Rex,
First and foremost, many thanks for the detailed response. (I'd have
answered sooner but my email machine was down...) I've seen some of the
follow-on mail but thought I'd add a couple of comments.
At 10:20 PM 7/6/94, Rex Buddenberg wrote:
My own understanding is that the security functionality
could be implemented equally on X.400 or SMTP. The spec
recognizes FIPS 146 in that it requires X.400. However,
(from memory) an RFC 1006 solution over TCP/IP is OK.
Both of these, of course, are X.400 solutions, rather than using SMTP at all.
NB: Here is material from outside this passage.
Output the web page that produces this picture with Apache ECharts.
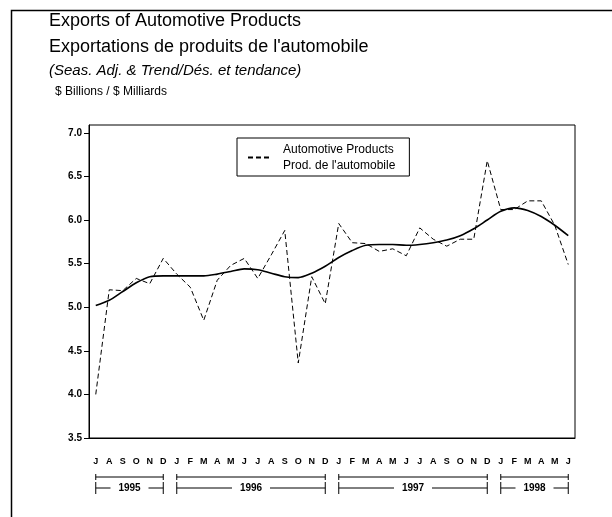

Now if we could just get SMTP and X.400 to converge and
co-opt each other ...
Periodically, there is great pressure to try to create "convergence" among
competing technologies. My own experience says that the way things
converge is that one side wins and the other goes away. The only exception
might be if there were great dissatisfaction with BOTH alternatives. To
date, the case of email doesn't quite seem to match, although one could
argue that the dominant email service is the set of proprietary ones, so
that both SMTP and X.400 come up short. To pursue that thought further
would almost certainly distract things even more than the pem-dev world
would be willing to tolerate...
Probably the biggest functional difference between the
envisioned DMS applications and conventional e-mail is
that DMS is intended for organizational as well as personal
messaging. Consider the scale-up problems of, say, CentCom
during Desert Shield where command(_at_)centcom(_dot_)mil might be getting
several tens of thousands of messages a day. Few user agents
The follow-on debate about user-vs-transport agent, I think, misses the
point. First, I would hope that something more clever than simply
'command' would be used for the string, so that additional routing could be
done easily. In any event, the job you describe is simply a routing job
and the fact that it's done by a user agent, rather than a formal MTA,
ought not to affect the technical issues. Since most user agents don't do
routing, your statement is certainly true, but probably not as helpful as
you intended. A different line of concern is the extent to which the DMS
work might be characterized as requiring services that are considerably
beyond the state of common practise. I recall that the rate of message
processing required for the Military Message System Experiment on Oahu, in
1975, also was a challenge...
These days, I suspect that the dispatching problems has more to do with
human processing limits than with email store-and-forward technology.